▶ [Stated task]
Go through the data and copy every line exactly, but not the images.

▶ [Recorded information]
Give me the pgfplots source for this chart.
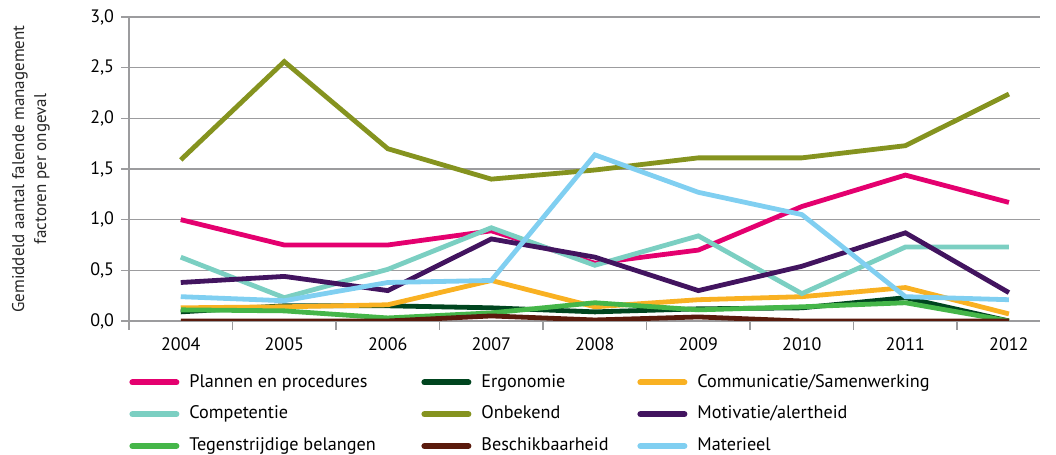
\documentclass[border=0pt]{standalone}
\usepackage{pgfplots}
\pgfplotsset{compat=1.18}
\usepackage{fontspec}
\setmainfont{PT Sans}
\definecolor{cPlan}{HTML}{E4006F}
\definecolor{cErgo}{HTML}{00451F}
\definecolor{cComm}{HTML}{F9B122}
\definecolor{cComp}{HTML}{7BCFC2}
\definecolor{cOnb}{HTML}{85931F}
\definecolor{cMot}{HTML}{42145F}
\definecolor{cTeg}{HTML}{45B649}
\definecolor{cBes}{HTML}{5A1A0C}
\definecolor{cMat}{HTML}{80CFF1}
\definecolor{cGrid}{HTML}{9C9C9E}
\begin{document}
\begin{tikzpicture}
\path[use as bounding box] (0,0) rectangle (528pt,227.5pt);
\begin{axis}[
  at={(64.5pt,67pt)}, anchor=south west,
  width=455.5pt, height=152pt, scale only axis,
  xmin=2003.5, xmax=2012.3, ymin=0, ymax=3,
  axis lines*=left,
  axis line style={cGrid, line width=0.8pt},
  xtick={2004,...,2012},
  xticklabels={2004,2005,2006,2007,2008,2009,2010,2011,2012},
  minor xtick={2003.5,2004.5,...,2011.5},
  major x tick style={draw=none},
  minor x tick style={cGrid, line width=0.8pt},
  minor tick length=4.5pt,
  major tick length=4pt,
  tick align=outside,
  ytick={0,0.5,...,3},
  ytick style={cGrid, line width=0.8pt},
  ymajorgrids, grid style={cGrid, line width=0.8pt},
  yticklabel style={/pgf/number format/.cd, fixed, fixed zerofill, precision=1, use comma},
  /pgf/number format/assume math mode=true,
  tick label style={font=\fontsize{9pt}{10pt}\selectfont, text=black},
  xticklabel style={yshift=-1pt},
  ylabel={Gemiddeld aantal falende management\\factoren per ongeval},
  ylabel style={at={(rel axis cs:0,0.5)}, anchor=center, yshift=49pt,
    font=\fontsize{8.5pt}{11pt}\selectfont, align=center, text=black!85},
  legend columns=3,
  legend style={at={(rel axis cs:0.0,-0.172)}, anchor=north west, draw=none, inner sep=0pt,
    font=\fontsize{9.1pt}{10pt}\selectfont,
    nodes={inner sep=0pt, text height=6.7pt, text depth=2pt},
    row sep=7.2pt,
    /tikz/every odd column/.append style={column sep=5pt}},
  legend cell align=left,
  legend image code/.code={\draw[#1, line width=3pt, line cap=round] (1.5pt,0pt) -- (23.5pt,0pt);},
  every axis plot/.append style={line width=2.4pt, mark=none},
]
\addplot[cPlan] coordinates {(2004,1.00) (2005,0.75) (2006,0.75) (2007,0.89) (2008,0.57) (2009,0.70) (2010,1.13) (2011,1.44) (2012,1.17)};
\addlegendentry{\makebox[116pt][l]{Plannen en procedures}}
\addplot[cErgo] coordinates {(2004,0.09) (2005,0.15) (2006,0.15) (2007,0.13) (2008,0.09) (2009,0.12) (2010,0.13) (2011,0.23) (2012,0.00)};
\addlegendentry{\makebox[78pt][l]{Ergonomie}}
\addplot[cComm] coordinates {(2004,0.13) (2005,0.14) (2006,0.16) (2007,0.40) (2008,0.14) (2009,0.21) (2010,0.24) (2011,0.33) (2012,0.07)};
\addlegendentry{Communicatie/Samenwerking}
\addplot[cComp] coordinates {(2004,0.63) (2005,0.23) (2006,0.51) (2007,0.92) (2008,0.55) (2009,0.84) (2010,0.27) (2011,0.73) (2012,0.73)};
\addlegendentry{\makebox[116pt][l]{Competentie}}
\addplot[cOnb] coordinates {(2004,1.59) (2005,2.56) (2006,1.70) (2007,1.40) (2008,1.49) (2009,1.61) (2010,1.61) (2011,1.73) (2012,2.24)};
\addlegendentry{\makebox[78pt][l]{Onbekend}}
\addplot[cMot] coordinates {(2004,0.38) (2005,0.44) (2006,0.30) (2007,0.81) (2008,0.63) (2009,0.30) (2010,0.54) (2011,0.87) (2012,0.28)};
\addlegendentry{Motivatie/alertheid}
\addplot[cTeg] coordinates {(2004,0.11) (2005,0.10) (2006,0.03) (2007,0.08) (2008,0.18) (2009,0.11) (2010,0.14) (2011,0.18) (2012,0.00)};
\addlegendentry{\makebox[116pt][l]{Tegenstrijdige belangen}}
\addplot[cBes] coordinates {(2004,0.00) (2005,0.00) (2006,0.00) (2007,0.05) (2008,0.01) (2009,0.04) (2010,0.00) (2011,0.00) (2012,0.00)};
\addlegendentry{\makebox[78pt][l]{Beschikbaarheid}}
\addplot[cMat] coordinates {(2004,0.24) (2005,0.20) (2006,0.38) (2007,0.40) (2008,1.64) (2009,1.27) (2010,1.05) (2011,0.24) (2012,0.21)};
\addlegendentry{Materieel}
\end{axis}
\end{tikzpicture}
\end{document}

▶ [Task output]
Give me the pgfplots source for this chart.
\documentclass[border=0pt]{standalone}
\usepackage{pgfplots}
\pgfplotsset{compat=1.18}
\usepackage{fontspec}
\setmainfont{PT Sans}
\definecolor{cPlan}{HTML}{E4006F}
\definecolor{cErgo}{HTML}{00451F}
\definecolor{cComm}{HTML}{F9B122}
\definecolor{cComp}{HTML}{7BCFC2}
\definecolor{cOnb}{HTML}{85931F}
\definecolor{cMot}{HTML}{42145F}
\definecolor{cTeg}{HTML}{45B649}
\definecolor{cBes}{HTML}{5A1A0C}
\definecolor{cMat}{HTML}{80CFF1}
\definecolor{cGrid}{HTML}{9C9C9E}
\begin{document}
\begin{tikzpicture}
\path[use as bounding box] (0,0) rectangle (528pt,227.5pt);
\begin{axis}[
  at={(64.5pt,67pt)}, anchor=south west,
  width=455.5pt, height=152pt, scale only axis,
  xmin=2003.5, xmax=2012.3, ymin=0, ymax=3,
  axis lines*=left,
  axis line style={cGrid, line width=0.8pt},
  xtick={2004,...,2012},
  xticklabels={2004,2005,2006,2007,2008,2009,2010,2011,2012},
  minor xtick={2003.5,2004.5,...,2011.5},
  major x tick style={draw=none},
  minor x tick style={cGrid, line width=0.8pt},
  minor tick length=4.5pt,
  major tick length=4pt,
  tick align=outside,
  ytick={0,0.5,...,3},
  ytick style={cGrid, line width=0.8pt},
  ymajorgrids, grid style={cGrid, line width=0.8pt},
  yticklabel style={/pgf/number format/.cd, fixed, fixed zerofill, precision=1, use comma},
  /pgf/number format/assume math mode=true,
  tick label style={font=\fontsize{9pt}{10pt}\selectfont, text=black},
  xticklabel style={yshift=-1pt},
  ylabel={Gemiddeld aantal falende management\\factoren per ongeval},
  ylabel style={at={(rel axis cs:0,0.5)}, anchor=center, yshift=49pt,
    font=\fontsize{8.5pt}{11pt}\selectfont, align=center, text=black!85},
  legend columns=3,
  legend style={at={(rel axis cs:0.0,-0.172)}, anchor=north west, draw=none, inner sep=0pt,
    font=\fontsize{9.1pt}{10pt}\selectfont,
    nodes={inner sep=0pt, text height=6.7pt, text depth=2pt},
    row sep=7.2pt,
    /tikz/every odd column/.append style={column sep=5pt}},
  legend cell align=left,
  legend image code/.code={\draw[#1, line width=3pt, line cap=round] (1.5pt,0pt) -- (23.5pt,0pt);},
  every axis plot/.append style={line width=2.4pt, mark=none},
]
\addplot[cPlan] coordinates {(2004,1.00) (2005,0.75) (2006,0.75) (2007,0.89) (2008,0.57) (2009,0.70) (2010,1.13) (2011,1.44) (2012,1.17)};
\addlegendentry{\makebox[116pt][l]{Plannen en procedures}}
\addplot[cErgo] coordinates {(2004,0.09) (2005,0.15) (2006,0.15) (2007,0.13) (2008,0.09) (2009,0.12) (2010,0.13) (2011,0.23) (2012,0.00)};
\addlegendentry{\makebox[78pt][l]{Ergonomie}}
\addplot[cComm] coordinates {(2004,0.13) (2005,0.14) (2006,0.16) (2007,0.40) (2008,0.14) (2009,0.21) (2010,0.24) (2011,0.33) (2012,0.07)};
\addlegendentry{Communicatie/Samenwerking}
\addplot[cComp] coordinates {(2004,0.63) (2005,0.23) (2006,0.51) (2007,0.92) (2008,0.55) (2009,0.84) (2010,0.27) (2011,0.73) (2012,0.73)};
\addlegendentry{\makebox[116pt][l]{Competentie}}
\addplot[cOnb] coordinates {(2004,1.59) (2005,2.56) (2006,1.70) (2007,1.40) (2008,1.49) (2009,1.61) (2010,1.61) (2011,1.73) (2012,2.24)};
\addlegendentry{\makebox[78pt][l]{Onbekend}}
\addplot[cMot] coordinates {(2004,0.38) (2005,0.44) (2006,0.30) (2007,0.81) (2008,0.63) (2009,0.30) (2010,0.54) (2011,0.87) (2012,0.28)};
\addlegendentry{Motivatie/alertheid}
\addplot[cTeg] coordinates {(2004,0.11) (2005,0.10) (2006,0.03) (2007,0.08) (2008,0.18) (2009,0.11) (2010,0.14) (2011,0.18) (2012,0.00)};
\addlegendentry{\makebox[116pt][l]{Tegenstrijdige belangen}}
\addplot[cBes] coordinates {(2004,0.00) (2005,0.00) (2006,0.00) (2007,0.05) (2008,0.01) (2009,0.04) (2010,0.00) (2011,0.00) (2012,0.00)};
\addlegendentry{\makebox[78pt][l]{Beschikbaarheid}}
\addplot[cMat] coordinates {(2004,0.24) (2005,0.20) (2006,0.38) (2007,0.40) (2008,1.64) (2009,1.27) (2010,1.05) (2011,0.24) (2012,0.21)};
\addlegendentry{Materieel}
\end{axis}
\end{tikzpicture}
\end{document}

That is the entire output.